You know there’s a midterm election on the way when Beltway Republicans start navel-gazing about whether they should cobble together a new platform that virtually no one expects them to take seriously if they win, let alone to actually fulfill. We went through this in 2010 too, with the same pros and cons on each side. If the GOP publishes a new agenda, it’ll prove to voters that they’re “serious” about governance but it’ll also hand Democrats a target to attack in lieu of defending Obama’s failures. If they don’t publish an agenda, Democrats will have nothing to demagogue but the GOP will also have nothing with which to entice fencesitters into turning out for them in the fall. It’ll affirm that they’re the “party of no,” bereft of ideas — which is not to say that they still won’t win big.
Actually, recycling Newt’s killer campaign gimmick from 20 years ago is itself evidence of a dearth of ideas, no?
“I think it’s a strategic mistake for our party leadership not to come up with a document that has four or five action items,” [Lindsey] Graham (R-S.C.), a member of the House class of 1994, said in an interview. “I’ve tried to allow those in leadership to do this. If they don’t move forward soon, there will be a rebellion among the rank and file.”
But the idea has met a cool reception from other senators, including some in leadership such as Minority Leader Mitch McConnell (R-Ky.), who faces a tough reelection race this year. Skeptics say it would be difficult to unite ideologically diverse candidates around a uniform set of ideas and argue the plan would give Democrats a fat target to attack. Better, they say, to keep the focus squarely on the shortcomings of President Barack Obama and his party than to make promises Republicans might not be able to keep.

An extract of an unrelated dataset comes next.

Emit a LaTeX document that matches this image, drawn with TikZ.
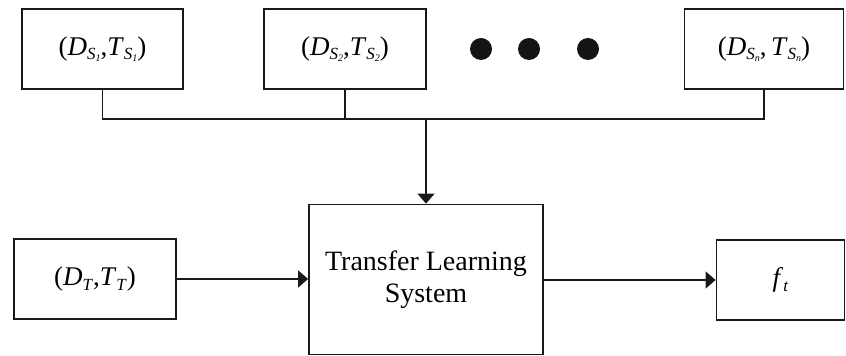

“Even if we have a good election, President Obama is still going to be president,” Sen. John Cornyn, the minority whip from Texas, said when asked if his party should unveil a Contract with America-style agenda this year. “I don’t think we should be in the business of overpromising.”…
“It would be valuable for us to be outlining how different the Congress would be,” said Kansas Sen. Jerry Moran, chairman of the National Republican Senatorial Committee. “And I would start with just the broad, not just partisan Republican issues, I would start on how the Senate would work differently.”
Four years ago, they started drafting a new “Contract With America” in the spring and eventually ended up with the “Pledge to America,” whose name I’d forgotten so thoroughly that I had to google to remind myself. Here’s the document. Among their pledges was protecting the Bush tax cuts (failed), repealing ObamaCare (failed), and ensuring that every bill is posted online three days before a vote (in reality, the House has been to known to ram through legislation favored by leadership with fraudulent voice votes). If they were to float a realistic agenda this time, what would it conceivably look like knowing that Obama will still be there in 2015 and 2016 wielding his veto pen? Tax reform, maybe? The only big-ticket policy item I can envision a major compromise on is immigration reform, and needless to say, that’s not something the party would want to showcase in Contract With America 12.0. So if they do come up with something, it’s destined to be the same broad rehash of conservative principles as, well, this — lower spending, lower taxes, a strong national defense, family values. Does the party really need a formal document reminding people of that by now?
If they adopt Mike Lee’s agenda and throw the weight of the GOP behind it, I’ll take an interest. Not before then. In the meantime, watch this — the “preamble” to the “Pledge to America” — and remind yourself that the absolute top priority this year for the party that produced it is amnesty. That’s how seriously you should take these things.